:: Short problem ::
Pull out every line with the word "document".

:: Supplied records ::
——————————

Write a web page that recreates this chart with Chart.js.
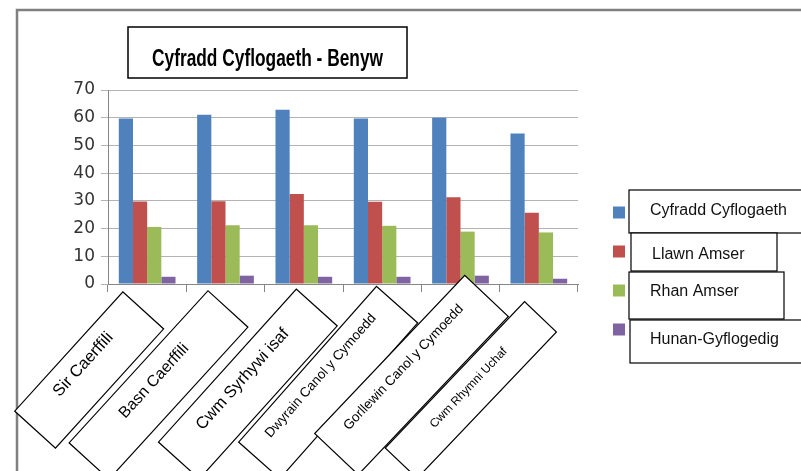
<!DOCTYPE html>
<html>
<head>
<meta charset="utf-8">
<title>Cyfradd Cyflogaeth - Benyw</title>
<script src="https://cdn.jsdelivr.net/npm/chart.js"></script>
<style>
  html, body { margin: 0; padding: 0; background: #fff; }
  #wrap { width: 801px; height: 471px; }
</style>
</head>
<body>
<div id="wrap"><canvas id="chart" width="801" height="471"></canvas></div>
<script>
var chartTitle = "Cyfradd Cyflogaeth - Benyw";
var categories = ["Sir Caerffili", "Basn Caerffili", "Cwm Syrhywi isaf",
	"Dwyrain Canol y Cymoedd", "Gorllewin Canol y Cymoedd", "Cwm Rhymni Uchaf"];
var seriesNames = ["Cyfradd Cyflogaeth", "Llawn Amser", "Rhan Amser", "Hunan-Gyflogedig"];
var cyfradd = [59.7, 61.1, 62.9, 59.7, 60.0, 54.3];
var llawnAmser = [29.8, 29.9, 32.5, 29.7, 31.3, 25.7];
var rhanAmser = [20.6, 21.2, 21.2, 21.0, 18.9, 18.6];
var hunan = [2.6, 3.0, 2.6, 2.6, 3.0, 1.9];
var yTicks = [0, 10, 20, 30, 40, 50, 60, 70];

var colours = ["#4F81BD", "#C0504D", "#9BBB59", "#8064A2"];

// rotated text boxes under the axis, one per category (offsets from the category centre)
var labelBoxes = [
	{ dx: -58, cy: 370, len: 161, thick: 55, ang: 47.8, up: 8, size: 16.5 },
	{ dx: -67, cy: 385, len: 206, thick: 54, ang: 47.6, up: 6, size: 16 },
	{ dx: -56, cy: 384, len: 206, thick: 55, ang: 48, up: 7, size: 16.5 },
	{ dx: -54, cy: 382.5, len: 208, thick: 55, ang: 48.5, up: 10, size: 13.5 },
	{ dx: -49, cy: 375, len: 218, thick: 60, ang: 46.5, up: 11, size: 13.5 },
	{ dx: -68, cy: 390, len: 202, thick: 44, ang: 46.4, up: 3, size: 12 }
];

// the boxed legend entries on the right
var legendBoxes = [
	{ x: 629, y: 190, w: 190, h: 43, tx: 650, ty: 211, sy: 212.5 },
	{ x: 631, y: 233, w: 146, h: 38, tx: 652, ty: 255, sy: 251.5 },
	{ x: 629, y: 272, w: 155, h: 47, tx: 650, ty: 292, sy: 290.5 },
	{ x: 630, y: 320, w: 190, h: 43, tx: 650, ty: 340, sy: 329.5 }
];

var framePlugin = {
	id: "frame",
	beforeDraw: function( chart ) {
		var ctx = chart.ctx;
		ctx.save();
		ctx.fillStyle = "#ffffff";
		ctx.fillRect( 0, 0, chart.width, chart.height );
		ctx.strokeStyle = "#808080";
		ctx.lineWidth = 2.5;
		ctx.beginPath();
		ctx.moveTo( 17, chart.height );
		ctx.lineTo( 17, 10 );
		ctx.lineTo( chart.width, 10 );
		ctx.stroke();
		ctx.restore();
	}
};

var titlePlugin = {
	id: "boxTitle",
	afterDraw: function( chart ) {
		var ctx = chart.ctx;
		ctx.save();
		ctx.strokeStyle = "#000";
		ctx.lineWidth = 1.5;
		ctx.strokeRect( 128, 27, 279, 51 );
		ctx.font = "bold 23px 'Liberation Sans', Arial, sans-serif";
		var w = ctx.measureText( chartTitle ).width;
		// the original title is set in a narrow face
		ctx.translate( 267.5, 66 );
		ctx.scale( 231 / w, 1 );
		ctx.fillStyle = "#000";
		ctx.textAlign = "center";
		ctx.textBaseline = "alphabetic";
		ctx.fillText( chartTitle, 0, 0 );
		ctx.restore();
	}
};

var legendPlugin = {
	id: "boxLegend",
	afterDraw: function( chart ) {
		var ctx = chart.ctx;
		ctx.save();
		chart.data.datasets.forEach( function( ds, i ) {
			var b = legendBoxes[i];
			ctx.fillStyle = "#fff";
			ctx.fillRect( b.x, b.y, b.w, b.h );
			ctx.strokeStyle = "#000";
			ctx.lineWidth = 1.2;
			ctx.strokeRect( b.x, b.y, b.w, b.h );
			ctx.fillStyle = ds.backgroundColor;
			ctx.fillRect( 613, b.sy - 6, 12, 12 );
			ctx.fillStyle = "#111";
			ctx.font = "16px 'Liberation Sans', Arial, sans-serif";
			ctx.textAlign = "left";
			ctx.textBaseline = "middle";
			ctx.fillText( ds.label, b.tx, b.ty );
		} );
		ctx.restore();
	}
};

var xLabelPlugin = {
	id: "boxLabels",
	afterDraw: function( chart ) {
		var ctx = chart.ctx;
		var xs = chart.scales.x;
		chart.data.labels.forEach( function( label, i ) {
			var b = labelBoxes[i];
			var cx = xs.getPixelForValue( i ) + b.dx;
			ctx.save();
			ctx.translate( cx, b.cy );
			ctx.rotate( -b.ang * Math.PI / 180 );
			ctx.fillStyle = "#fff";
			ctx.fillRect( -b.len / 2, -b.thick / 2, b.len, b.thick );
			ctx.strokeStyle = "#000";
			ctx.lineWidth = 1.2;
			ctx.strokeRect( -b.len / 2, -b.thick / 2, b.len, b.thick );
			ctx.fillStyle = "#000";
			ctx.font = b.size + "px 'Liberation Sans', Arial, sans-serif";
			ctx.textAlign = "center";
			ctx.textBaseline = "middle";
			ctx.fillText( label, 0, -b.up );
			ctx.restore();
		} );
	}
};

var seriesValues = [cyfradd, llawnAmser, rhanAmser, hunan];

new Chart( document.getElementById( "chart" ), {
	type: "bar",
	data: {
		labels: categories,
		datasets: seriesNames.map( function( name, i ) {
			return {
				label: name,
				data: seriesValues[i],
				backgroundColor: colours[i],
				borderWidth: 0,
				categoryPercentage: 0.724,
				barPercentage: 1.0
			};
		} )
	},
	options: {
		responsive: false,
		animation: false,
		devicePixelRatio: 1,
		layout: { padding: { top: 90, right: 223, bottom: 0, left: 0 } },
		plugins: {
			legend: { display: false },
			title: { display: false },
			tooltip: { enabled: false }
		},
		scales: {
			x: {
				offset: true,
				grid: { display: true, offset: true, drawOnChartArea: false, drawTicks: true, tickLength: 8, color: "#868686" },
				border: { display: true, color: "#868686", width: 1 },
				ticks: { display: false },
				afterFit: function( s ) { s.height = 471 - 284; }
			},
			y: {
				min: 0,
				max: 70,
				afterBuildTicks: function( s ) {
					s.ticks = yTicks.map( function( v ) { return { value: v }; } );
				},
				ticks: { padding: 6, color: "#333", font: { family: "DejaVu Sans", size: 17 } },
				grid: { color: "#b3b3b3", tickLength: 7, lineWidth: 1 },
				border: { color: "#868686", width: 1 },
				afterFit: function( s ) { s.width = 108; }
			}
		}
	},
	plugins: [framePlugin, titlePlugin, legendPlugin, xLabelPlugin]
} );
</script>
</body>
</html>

——————————

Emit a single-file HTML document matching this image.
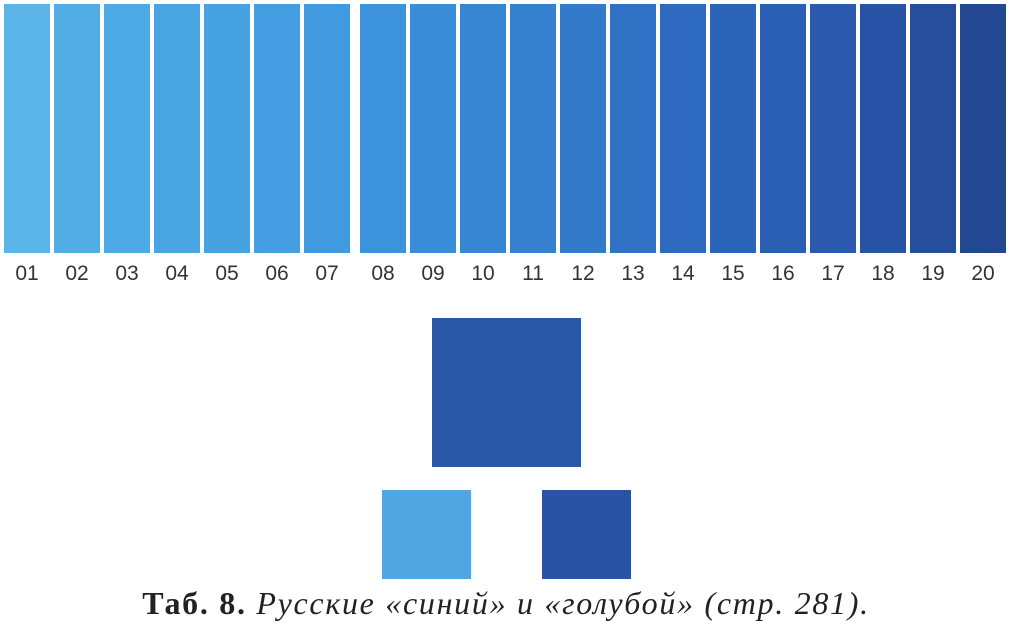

——————————

:: Solved problem ::
new Chart( document.getElementById( "chart" ), {
Emit a single-file HTML document matching this image.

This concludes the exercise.